- Work to complete
Reproduce each line of the material exactly, minus any picture.

- - - - - - -

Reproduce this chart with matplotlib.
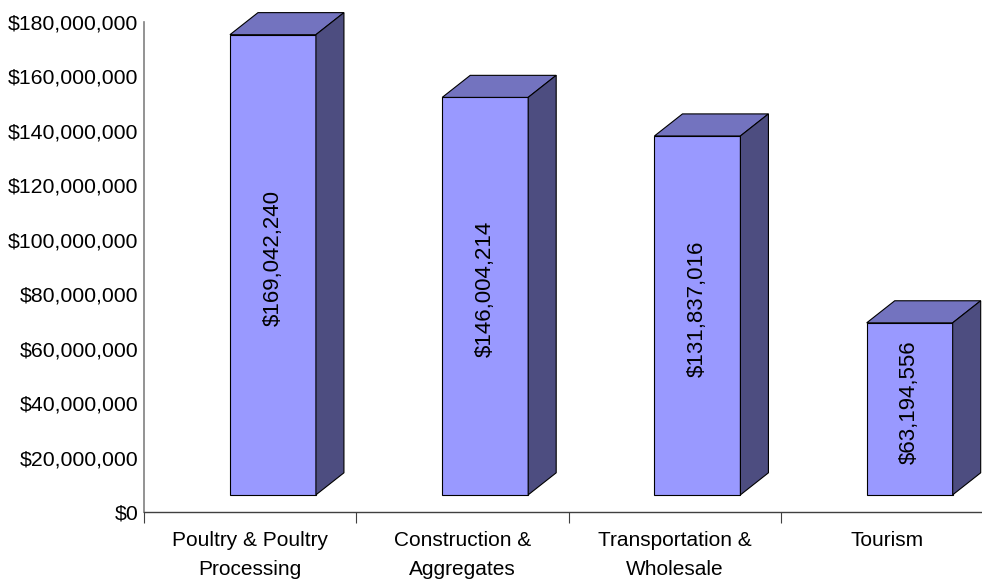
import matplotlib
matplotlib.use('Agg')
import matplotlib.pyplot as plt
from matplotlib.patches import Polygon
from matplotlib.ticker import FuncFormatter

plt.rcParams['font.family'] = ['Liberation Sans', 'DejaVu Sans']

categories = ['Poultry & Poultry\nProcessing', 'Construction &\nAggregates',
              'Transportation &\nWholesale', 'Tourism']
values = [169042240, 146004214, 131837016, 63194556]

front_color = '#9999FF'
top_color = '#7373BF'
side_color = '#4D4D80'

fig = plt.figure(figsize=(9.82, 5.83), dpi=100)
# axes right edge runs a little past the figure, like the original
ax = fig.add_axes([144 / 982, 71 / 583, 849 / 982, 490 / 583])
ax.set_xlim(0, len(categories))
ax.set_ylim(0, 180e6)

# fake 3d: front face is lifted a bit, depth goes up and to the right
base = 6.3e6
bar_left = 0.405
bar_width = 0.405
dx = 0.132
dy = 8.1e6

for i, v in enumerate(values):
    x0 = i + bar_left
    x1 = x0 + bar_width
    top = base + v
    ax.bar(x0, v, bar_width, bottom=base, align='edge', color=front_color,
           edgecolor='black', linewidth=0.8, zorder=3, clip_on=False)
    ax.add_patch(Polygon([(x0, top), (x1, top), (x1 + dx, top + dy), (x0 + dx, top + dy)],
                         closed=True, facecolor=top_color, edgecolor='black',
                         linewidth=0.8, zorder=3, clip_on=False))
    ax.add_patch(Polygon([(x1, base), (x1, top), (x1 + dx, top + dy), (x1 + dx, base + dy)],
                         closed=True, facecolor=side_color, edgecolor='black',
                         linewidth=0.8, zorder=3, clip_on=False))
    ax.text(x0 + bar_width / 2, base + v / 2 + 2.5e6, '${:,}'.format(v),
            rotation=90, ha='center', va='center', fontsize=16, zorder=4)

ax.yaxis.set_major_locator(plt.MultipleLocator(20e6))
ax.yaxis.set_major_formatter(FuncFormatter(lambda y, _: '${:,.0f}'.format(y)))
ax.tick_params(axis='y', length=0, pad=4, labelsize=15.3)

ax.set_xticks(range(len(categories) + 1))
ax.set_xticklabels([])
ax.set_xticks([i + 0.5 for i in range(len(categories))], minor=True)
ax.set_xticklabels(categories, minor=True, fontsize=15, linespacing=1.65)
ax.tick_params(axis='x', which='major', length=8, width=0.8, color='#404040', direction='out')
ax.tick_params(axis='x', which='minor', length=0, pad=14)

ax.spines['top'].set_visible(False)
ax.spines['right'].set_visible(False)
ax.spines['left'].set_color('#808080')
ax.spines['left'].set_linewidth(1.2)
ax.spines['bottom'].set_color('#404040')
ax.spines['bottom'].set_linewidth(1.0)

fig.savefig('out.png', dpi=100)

- - - - - - -

- Solution to this problem
Reproduce this chart with matplotlib.
import matplotlib
matplotlib.use('Agg')
import matplotlib.pyplot as plt
from matplotlib.patches import Polygon
from matplotlib.ticker import FuncFormatter

plt.rcParams['font.family'] = ['Liberation Sans', 'DejaVu Sans']

categories = ['Poultry & Poultry\nProcessing', 'Construction &\nAggregates',
              'Transportation &\nWholesale', 'Tourism']
values = [169042240, 146004214, 131837016, 63194556]

front_color = '#9999FF'
top_color = '#7373BF'
side_color = '#4D4D80'

fig = plt.figure(figsize=(9.82, 5.83), dpi=100)
# axes right edge runs a little past the figure, like the original
ax = fig.add_axes([144 / 982, 71 / 583, 849 / 982, 490 / 583])
ax.set_xlim(0, len(categories))
ax.set_ylim(0, 180e6)

# fake 3d: front face is lifted a bit, depth goes up and to the right
base = 6.3e6
bar_left = 0.405
bar_width = 0.405
dx = 0.132
dy = 8.1e6

for i, v in enumerate(values):
    x0 = i + bar_left
    x1 = x0 + bar_width
    top = base + v
    ax.bar(x0, v, bar_width, bottom=base, align='edge', color=front_color,
           edgecolor='black', linewidth=0.8, zorder=3, clip_on=False)
    ax.add_patch(Polygon([(x0, top), (x1, top), (x1 + dx, top + dy), (x0 + dx, top + dy)],
                         closed=True, facecolor=top_color, edgecolor='black',
                         linewidth=0.8, zorder=3, clip_on=False))
    ax.add_patch(Polygon([(x1, base), (x1, top), (x1 + dx, top + dy), (x1 + dx, base + dy)],
                         closed=True, facecolor=side_color, edgecolor='black',
                         linewidth=0.8, zorder=3, clip_on=False))
    ax.text(x0 + bar_width / 2, base + v / 2 + 2.5e6, '${:,}'.format(v),
            rotation=90, ha='center', va='center', fontsize=16, zorder=4)

ax.yaxis.set_major_locator(plt.MultipleLocator(20e6))
ax.yaxis.set_major_formatter(FuncFormatter(lambda y, _: '${:,.0f}'.format(y)))
ax.tick_params(axis='y', length=0, pad=4, labelsize=15.3)

ax.set_xticks(range(len(categories) + 1))
ax.set_xticklabels([])
ax.set_xticks([i + 0.5 for i in range(len(categories))], minor=True)
ax.set_xticklabels(categories, minor=True, fontsize=15, linespacing=1.65)
ax.tick_params(axis='x', which='major', length=8, width=0.8, color='#404040', direction='out')
ax.tick_params(axis='x', which='minor', length=0, pad=14)

ax.spines['top'].set_visible(False)
ax.spines['right'].set_visible(False)
ax.spines['left'].set_color('#808080')
ax.spines['left'].set_linewidth(1.2)
ax.spines['bottom'].set_color('#404040')
ax.spines['bottom'].set_linewidth(1.0)

fig.savefig('out.png', dpi=100)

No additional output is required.